Although Maleng was criticized for seeking life in prison instead of lethal injection for serial killer Gary Ridgway in exchange for information about his victims, Scully said Maleng made the right call.
But prosecutors should not negotiate with capital punishment, he said.
"You cannot use it as a bargaining chip," Scully said, adding that law enforcement could offer suspects perks such as better prison conditions.
Asked whether he would support a potential move in the Legislature to abolish the death penalty, Scully replied: "Probably."
In his failed run to represent the 43rd Legislative District in the statehouse last year, Sherman said he would support a statewide moratorium on the death penalty to examine its fairness.
Sherman, too, supported Maleng's decision in the Ridgway case. He would not offer an opinion about Maleng's decision in January 2006 to seek the death penalty against Conner Schierman, accused of killing a Kirkland family of four.
"I'm going to make those decisions on a case-by-case basis," Sherman said.
Currently serving in the Domestic Violence Unit at the Prosecutor's Office, Sherman said he would undertake a top-to-bottom review of the office to determine if it's handling cases efficiently.
He credited Maleng for inspiring a motivated corps of attorneys who perform their work without political influence. But he said he disagreed with Maleng's decision not to charge King County Sheriff's Deputy Dan Ring, who retired rather than face charges on allegations of stalking his ex-wife, stealing money from an elderly man and helping escort services avoid police investigations.
The county agreed to pay Ring's legal fees, refund the money he'd put up for bail, and let him use his accrued paid sick days until his retirement in November 2005. He was then awarded his full retirement benefits. In exchange, Ring agreed to retire and to not pursue a $2.5 million claim against the county for civil-rights violations.

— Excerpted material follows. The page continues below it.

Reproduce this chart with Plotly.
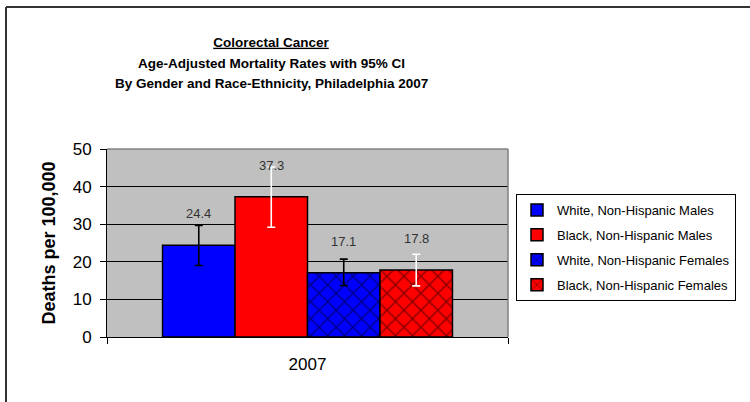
import plotly.graph_objects as go

# ---- data ----
categories = ["2007"]
series_names = [
    "White, Non-Hispanic Males",
    "Black, Non-Hispanic Males",
    "White, Non-Hispanic Females",
    "Black, Non-Hispanic Females",
]
rates = [24.4, 37.3, 17.1, 17.8]
ci_upper = [29.7, 45.2, 20.7, 22.0]
ci_lower = [19.0, 29.2, 13.7, 13.6]
y_ticks = [0, 10, 20, 30, 40, 50]
title_lines = [
    "Colorectal Cancer",
    "Age-Adjusted Mortality Rates with 95% CI",
    "By Gender and Race-Ethnicity, Philadelphia 2007",
]

# ---- styles ----
fill_colors = ["#0000FF", "#FF0000", "#0000FF", "#FF0000"]
patterns = ["", "", "x", "x"]
err_colors = ["#000000", "#FFFFFF", "#000000", "#FFFFFF"]
FONT = "Liberation Sans, Arial, sans-serif"
BARGAP = 0.277
n = len(series_names)

fig = go.Figure()
for i, name in enumerate(series_names):
    fig.add_trace(go.Bar(
        x=categories,
        y=[rates[i]],
        name=name,
        legendgroup=name,
        marker=dict(
            color=fill_colors[i],
            line=dict(color="black", width=1.5),
            pattern=dict(shape=patterns[i], fgcolor="black", bgcolor=fill_colors[i],
                         size=12, solidity=0.2, fillmode="overlay"),
        ),
        error_y=dict(
            type="data", symmetric=False,
            array=[ci_upper[i] - rates[i]],
            arrayminus=[rates[i] - ci_lower[i]],
            color=err_colors[i], thickness=1.6, width=4,
        ),
        hoverinfo="skip",
    ))

# data labels above each bar
bw = (1 - BARGAP) / n
for i in range(n):
    xpos = -(1 - BARGAP) / 2 + (i + 0.5) * bw
    fig.add_annotation(
        x=xpos, y=rates[i], xref="x", yref="y",
        text=f"{rates[i]:.1f}", showarrow=False,
        yanchor="bottom", yshift=22,
        font=dict(family=FONT, size=13, color="#333333"),
    )

W, H = 750, 402
# plot area in page pixels: x 107..508, y 149..337
L, T = 107, 149
R = W - 508
B = H - 337
pw, ph = W - L - R, H - T - B

def px_x(p):
    return (p - L) / pw

def px_y(p):
    return (H - B - p) / ph

# title lines 2 and 3 (line 1 is the layout title)
title_centers_y = [63, 83]
for txt, cy in zip(title_lines[1:], title_centers_y):
    fig.add_annotation(
        x=px_x(271), y=px_y(cy), xref="paper", yref="paper",
        text=f"<b>{txt}</b>", showarrow=False,
        xanchor="center", yanchor="middle",
        font=dict(family=FONT, size=13.5, color="black"),
    )

shapes = [
    # plot-area border (top and right, gray)
    dict(type="line", xref="paper", yref="paper", x0=0, x1=1, y0=1, y1=1,
         line=dict(color="#808080", width=1.5), layer="above"),
    dict(type="line", xref="paper", yref="paper", x0=1, x1=1, y0=0, y1=1,
         line=dict(color="#808080", width=1.5), layer="above"),
    # outer chart border (top and left)
    dict(type="line", xref="paper", yref="paper", x0=px_x(6), x1=px_x(770),
         y0=px_y(7), y1=px_y(7), line=dict(color="#333333", width=2)),
    dict(type="line", xref="paper", yref="paper", x0=px_x(6), x1=px_x(6),
         y0=px_y(7), y1=px_y(420), line=dict(color="#333333", width=2)),
]

fig.update_layout(
    width=W, height=H,
    margin=dict(l=L, r=R, t=T, b=B, autoexpand=False),
    paper_bgcolor="white",
    plot_bgcolor="#C0C0C0",
    barmode="group",
    bargap=BARGAP,
    bargroupgap=0,
    showlegend=True,
    hovermode=False,
    title=dict(
        text=f"<span style='text-decoration:underline'>{title_lines[0]}</span>",
        x=271 / W, xref="container", xanchor="center",
        y=1 - 42 / H, yref="container", yanchor="middle",
        font=dict(family=FONT, size=13.5, color="black", weight="bold"),
    ),
    legend=dict(
        x=px_x(516), y=px_y(194), xanchor="left", yanchor="top",
        bordercolor="black", borderwidth=1, bgcolor="white",
        font=dict(family=FONT, size=13, color="black"),
        tracegroupgap=5, itemwidth=30,
    ),
    xaxis=dict(
        type="category",
        showline=True, linecolor="black", linewidth=1,
        ticks="outside", tickson="boundaries", ticklen=6, tickcolor="black",
        tickfont=dict(family=FONT, size=17, color="black"),
        ticklabelstandoff=12,
        showgrid=False,
    ),
    yaxis=dict(
        range=[0, 50], tickvals=y_ticks,
        showline=True, linecolor="black", linewidth=1,
        ticks="outside", ticklen=6, tickcolor="black",
        tickfont=dict(family=FONT, size=17, color="black"),
        ticklabelstandoff=5,
        showgrid=True, gridcolor="black", gridwidth=1,
        zeroline=False,
        title=dict(text="<b>Deaths per 100,000</b>", standoff=12,
                   font=dict(family=FONT, size=18, color="black")),
    ),
    shapes=shapes,
)

fig.write_html("out.html", config={"displayModeBar": False},
               post_script="document.body.style.margin='0';")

"That sent a bad message to the public and to the vast majority of deputy sheriffs and police officers who are doing everything right," Sherman said.
Raised in Mentor, Ohio, Sherman worked as a special assistant in the Interior Department under President Clinton. He said he would put greater emphasis on pursuing environmental crimes and create a task force with the state Department of Ecology and local agencies.
Scully said his experience prosecuting war crimes in The Hague gives him an edge over his Democratic competitor. For about a year, he researched and argued a case against six Serbians accused of mass killings in Kosovo. The trial is ongoing.
Scully is now the legal director of Futurewise, a local conservation group.
For his part, Sherman said his background trumps his opponent's. He also notes that he is currently serving as a prosecutor, which gives him a unique perspective.
The Municipal League of King County ranks Sherman as "outstanding" and Scully as "very good." Satterberg, the Republican, was rated "outstanding."
According to the Public Disclosure Commission, Sherman has raised about $33,000, compared with Scully's $21,160.
Satterberg, with no primary opponent, has raised about $107,000.
Sherman locked up key endorsements, such as former Gov. Gary Locke, Mayor Greg Nickels and Washington Conservation Voters.
Several groups, such as the King County Labor Council and King County Democrats, have endorsed both Democratic candidates.
If the general public has had trouble focusing on the prosecutor's race, not so with the party faithful, said Susan Sheary, chairwoman of the King County Democrats.
"There's nothing that has more interest than these two gentlemen," she said. "For most of us, we've never had an opportunity like this."